If current cost trends continue, the project will cost approximately $137,000 instead of $100,000. This forecast gives the sponsor early warning to either increase the budget, reduce scope, or accept the overrun.

Estimate to Complete (ETC)

ETC = EAC - AC

ETC = $136,986 - $55,000 = $81,986

The project needs approximately $82,000 more to complete at the current efficiency rate.

Variance at Completion (VAC)

VAC = BAC - EAC

VAC = $100,000 - $136,986 = -$36,986

The project is forecasted to be approximately $37,000 over budget.

When to Use EVM

EVM is most valuable for:

  • Large projects with significant budgets where cost overruns have serious consequences
  • Fixed-price contracts where the vendor bears cost overrun risk
  • Government and defense projects where EVM is often required by regulation
  • Projects with clear deliverables where progress can be objectively measured

EVM is less practical for:

  • Small projects where the overhead of tracking exceeds the benefit
  • Highly agile projects where scope changes frequently by design — agile metrics like velocity and burndown charts serve better
  • Research and discovery work where outcomes are unpredictable

Implementing EVM

Step 1: Create the Work Breakdown Structure

A WBS breaks the project into measurable deliverables.

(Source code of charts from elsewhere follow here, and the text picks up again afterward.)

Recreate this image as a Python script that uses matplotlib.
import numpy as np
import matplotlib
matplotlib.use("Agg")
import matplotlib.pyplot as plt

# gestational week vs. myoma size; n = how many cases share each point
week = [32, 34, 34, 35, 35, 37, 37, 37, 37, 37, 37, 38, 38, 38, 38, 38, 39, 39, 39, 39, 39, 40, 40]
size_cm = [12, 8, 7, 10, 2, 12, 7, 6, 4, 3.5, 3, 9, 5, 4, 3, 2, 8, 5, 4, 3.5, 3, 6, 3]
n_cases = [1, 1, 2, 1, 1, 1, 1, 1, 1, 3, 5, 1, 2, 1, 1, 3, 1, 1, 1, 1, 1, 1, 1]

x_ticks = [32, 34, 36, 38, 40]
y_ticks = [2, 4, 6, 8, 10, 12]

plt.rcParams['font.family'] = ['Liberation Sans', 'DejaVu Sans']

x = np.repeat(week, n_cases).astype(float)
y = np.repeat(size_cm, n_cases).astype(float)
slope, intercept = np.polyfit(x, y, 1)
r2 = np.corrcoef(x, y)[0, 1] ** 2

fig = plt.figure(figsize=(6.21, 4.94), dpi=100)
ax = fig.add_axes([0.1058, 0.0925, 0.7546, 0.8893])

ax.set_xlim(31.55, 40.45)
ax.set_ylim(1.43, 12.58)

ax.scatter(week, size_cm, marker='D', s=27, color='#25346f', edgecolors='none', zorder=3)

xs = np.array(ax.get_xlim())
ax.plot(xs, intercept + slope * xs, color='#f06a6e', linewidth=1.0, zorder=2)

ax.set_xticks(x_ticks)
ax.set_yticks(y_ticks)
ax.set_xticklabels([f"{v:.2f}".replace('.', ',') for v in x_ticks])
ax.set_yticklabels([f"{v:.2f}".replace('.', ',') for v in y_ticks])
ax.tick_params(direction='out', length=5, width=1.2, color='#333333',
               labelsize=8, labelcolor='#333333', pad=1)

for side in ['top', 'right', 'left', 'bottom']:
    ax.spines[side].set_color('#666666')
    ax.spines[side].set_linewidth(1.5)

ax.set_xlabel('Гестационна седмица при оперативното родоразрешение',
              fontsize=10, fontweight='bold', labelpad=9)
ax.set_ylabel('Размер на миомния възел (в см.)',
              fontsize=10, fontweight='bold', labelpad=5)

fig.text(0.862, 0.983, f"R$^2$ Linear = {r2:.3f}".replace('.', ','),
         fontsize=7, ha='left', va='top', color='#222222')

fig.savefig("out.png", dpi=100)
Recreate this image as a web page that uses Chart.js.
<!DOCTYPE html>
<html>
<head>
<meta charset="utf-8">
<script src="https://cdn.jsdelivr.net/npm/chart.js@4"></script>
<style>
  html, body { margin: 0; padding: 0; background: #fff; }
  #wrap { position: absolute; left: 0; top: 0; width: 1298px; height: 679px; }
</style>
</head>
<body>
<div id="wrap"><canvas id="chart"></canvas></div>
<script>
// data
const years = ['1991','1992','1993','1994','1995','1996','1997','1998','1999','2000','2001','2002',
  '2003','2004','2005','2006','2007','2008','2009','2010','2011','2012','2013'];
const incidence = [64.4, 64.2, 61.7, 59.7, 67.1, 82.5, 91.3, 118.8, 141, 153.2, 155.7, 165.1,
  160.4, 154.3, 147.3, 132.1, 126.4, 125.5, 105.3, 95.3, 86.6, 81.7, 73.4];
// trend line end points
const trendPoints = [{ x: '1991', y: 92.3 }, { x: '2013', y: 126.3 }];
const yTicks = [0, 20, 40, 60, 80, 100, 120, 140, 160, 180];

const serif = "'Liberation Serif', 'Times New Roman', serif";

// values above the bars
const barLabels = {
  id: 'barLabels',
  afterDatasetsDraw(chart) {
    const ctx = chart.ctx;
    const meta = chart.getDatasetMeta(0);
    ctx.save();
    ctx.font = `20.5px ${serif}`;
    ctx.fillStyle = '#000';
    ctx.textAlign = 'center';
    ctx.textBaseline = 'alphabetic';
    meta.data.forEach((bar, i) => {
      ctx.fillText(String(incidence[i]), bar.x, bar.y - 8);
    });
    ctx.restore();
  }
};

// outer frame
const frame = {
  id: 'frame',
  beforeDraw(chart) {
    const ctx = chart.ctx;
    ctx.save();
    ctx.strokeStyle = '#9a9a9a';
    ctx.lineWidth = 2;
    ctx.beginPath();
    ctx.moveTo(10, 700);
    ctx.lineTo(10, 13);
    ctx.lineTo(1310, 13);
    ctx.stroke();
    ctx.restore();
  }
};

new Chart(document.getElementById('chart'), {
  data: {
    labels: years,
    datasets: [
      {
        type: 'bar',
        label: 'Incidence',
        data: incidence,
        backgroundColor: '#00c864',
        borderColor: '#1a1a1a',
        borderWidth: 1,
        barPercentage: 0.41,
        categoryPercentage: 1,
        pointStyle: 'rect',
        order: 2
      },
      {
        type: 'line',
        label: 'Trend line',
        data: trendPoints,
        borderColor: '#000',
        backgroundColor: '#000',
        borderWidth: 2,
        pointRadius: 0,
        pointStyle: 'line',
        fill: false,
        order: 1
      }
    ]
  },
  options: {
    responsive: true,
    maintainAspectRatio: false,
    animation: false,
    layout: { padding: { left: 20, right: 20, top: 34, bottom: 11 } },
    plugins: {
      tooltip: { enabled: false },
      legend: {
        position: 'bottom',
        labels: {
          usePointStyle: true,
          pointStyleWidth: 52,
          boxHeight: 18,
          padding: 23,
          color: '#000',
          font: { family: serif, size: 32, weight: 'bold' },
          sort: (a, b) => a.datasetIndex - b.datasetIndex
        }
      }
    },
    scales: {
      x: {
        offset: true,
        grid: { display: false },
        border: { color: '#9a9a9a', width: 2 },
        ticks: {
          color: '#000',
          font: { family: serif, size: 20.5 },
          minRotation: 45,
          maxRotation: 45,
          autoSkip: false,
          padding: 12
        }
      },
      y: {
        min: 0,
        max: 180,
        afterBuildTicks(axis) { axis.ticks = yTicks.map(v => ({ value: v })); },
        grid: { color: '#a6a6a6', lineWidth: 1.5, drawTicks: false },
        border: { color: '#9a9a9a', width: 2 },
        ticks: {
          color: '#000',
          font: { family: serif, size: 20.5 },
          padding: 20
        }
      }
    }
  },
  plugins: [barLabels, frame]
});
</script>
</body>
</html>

Each work package must be estimable in cost and duration. Without a solid WBS, EVM data is meaningless.

Step 2: Assign Budgets

Assign a budget to each work package. The sum of all work package budgets equals the Budget at Completion (BAC). Distribute the budget across the project timeline to create the Planned Value curve.

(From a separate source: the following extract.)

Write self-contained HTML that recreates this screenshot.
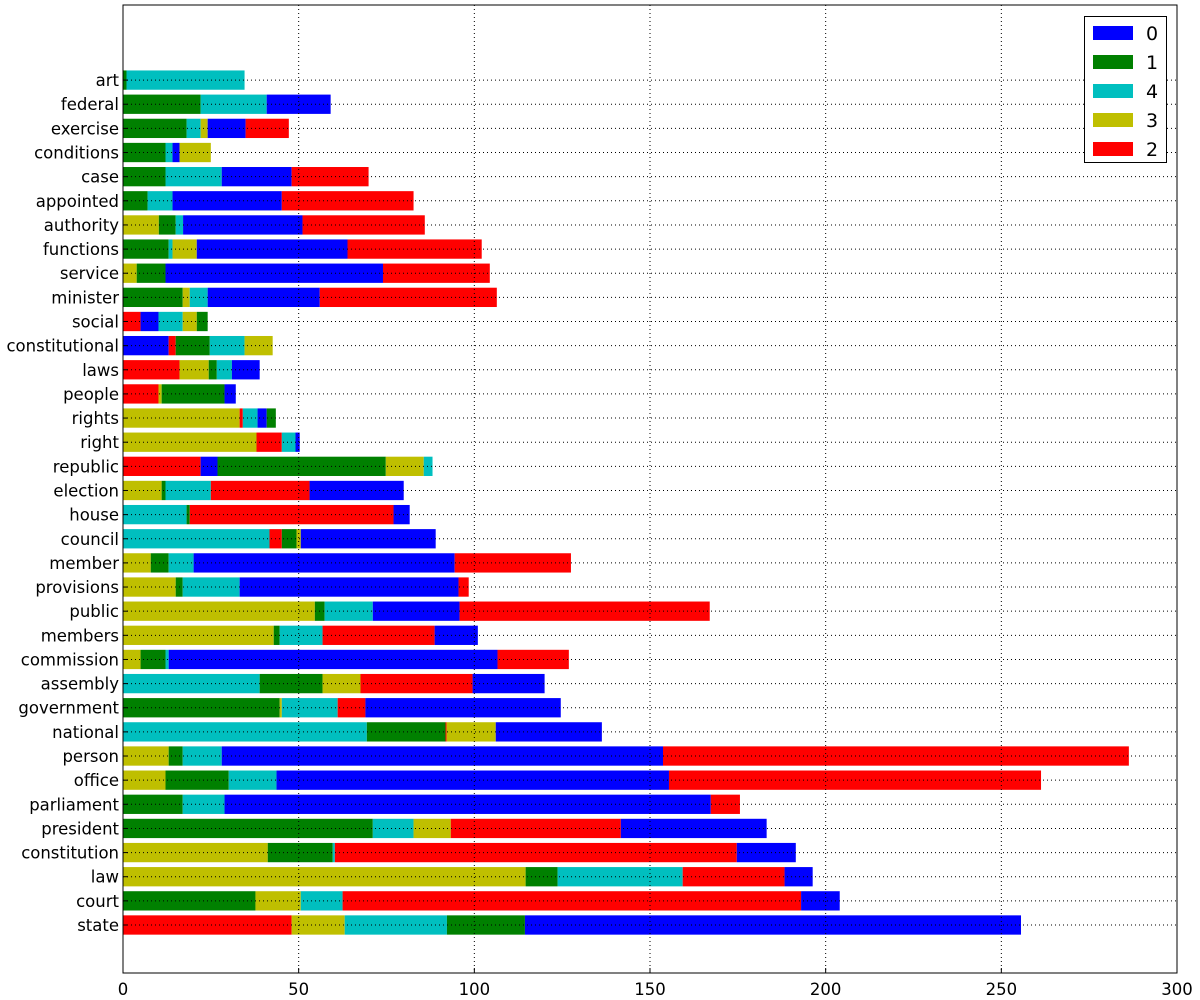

Step 3: Define Progress Measurement Rules

Decide how to measure work completion. Common methods include:

  • 0/100: Work is either not started (0%) or complete (100%). Simple but only works for small tasks.
  • 50/50: Work is 0% until started, 50% when started, 100% when complete. Reduces subjectivity.
  • Percent complete: Estimated percentage at each reporting period. Most flexible but most subjective.

Step 4: Track and Report

Collect EV, PV, and AC data at regular intervals (weekly or biweekly). Calculate the indicators and plot them on an S-curve chart. Report trends to stakeholders in status reports.

EVM Pitfalls

Garbage in, garbage out. If the baseline plan is unrealistic, all EVM calculations are misleading. Start with realistic estimates using proven estimation techniques.

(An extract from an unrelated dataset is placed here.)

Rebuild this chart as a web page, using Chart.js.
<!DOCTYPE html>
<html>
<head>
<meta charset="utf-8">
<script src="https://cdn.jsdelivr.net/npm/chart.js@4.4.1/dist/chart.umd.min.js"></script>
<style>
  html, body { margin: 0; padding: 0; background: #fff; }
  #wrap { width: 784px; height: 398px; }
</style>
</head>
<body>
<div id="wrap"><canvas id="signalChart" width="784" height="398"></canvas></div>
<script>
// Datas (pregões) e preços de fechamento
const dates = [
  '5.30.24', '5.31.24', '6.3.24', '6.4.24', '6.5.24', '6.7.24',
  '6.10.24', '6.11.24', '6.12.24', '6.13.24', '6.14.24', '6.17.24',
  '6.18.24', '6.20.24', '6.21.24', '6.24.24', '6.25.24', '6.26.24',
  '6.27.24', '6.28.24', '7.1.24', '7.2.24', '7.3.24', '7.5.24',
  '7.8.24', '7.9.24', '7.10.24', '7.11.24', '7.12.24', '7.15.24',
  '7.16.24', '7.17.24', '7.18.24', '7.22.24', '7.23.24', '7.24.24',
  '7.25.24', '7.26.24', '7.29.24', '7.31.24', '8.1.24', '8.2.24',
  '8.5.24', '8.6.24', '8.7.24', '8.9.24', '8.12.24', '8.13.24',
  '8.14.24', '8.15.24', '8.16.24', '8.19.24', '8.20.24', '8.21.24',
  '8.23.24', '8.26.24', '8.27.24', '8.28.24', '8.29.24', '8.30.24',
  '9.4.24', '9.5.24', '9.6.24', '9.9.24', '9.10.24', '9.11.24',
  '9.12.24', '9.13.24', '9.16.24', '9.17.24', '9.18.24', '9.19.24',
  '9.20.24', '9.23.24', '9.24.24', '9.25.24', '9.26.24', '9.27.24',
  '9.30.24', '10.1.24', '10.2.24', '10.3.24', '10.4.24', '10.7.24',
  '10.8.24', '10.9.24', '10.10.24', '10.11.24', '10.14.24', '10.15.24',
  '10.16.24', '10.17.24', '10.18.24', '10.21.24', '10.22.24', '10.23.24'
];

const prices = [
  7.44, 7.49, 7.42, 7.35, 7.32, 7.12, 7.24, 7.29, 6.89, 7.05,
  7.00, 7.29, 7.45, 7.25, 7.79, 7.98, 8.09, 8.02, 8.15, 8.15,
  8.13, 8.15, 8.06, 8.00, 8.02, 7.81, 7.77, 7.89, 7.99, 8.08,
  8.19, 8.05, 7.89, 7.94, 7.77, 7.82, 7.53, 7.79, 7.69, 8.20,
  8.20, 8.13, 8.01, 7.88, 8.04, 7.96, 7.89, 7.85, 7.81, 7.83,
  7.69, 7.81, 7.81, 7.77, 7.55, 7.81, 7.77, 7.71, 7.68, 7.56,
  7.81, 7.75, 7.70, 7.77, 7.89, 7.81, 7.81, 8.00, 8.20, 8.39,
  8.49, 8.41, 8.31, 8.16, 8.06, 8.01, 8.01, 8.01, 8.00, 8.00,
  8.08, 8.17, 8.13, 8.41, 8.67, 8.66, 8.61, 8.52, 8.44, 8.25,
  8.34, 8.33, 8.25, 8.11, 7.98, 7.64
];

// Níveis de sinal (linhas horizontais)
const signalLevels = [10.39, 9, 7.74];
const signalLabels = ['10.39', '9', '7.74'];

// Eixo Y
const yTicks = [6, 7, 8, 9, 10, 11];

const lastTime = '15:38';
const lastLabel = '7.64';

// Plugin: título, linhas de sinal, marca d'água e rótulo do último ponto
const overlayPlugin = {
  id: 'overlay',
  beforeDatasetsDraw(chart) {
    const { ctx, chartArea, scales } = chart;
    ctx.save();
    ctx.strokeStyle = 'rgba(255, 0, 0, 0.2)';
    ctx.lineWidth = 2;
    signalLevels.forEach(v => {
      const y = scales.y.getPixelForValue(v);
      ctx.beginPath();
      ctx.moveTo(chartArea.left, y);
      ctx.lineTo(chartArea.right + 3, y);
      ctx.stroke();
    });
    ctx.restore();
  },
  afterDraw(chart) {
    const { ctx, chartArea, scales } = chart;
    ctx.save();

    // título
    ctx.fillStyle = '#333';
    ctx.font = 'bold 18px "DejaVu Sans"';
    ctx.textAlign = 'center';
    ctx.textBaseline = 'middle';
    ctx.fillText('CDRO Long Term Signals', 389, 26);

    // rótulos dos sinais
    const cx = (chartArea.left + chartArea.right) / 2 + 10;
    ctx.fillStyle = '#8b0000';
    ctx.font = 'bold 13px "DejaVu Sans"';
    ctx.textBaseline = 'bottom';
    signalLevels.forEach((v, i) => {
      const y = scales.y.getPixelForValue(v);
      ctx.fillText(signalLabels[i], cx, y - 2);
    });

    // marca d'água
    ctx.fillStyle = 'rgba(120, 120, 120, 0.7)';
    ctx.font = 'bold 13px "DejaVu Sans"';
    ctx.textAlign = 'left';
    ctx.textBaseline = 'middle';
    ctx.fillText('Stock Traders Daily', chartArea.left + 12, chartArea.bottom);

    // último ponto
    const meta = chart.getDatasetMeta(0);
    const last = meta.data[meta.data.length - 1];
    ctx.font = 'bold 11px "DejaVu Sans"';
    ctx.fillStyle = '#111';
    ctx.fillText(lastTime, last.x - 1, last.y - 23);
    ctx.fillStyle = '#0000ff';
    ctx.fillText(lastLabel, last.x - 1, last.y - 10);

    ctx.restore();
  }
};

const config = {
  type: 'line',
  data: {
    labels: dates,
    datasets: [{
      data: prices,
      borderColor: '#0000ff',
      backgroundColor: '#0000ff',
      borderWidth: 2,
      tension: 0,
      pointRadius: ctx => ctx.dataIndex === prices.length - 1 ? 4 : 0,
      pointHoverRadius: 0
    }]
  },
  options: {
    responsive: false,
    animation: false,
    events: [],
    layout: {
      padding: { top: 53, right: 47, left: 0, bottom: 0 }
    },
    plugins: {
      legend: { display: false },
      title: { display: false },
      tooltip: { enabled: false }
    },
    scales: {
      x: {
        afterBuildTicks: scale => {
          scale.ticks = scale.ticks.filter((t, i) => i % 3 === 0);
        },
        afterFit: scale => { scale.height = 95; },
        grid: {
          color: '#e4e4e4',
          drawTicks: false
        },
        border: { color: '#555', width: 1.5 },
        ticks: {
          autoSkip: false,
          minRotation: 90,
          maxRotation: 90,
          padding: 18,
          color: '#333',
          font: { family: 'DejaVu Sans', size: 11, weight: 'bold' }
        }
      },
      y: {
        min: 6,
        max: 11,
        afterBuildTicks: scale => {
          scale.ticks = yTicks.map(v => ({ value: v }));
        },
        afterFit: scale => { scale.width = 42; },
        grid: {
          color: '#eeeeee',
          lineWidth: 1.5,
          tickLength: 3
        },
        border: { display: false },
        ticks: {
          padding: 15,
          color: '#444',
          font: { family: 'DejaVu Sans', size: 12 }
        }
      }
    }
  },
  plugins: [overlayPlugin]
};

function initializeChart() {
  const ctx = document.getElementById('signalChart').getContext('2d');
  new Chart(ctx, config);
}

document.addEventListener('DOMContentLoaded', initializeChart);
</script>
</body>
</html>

Measuring effort, not value. EVM measures work completed against the plan, not whether the right work was completed. A project can have perfect EVM scores while building something nobody needs.

Overhead. Tracking EVM requires discipline and effort. For small or fast-moving projects, the overhead may not justify the insight. Consider whether simpler project metrics would suffice.

Gaming the numbers. Teams under pressure may overstate completion percentages. Use objective measurement rules and verify completion with deliverable reviews.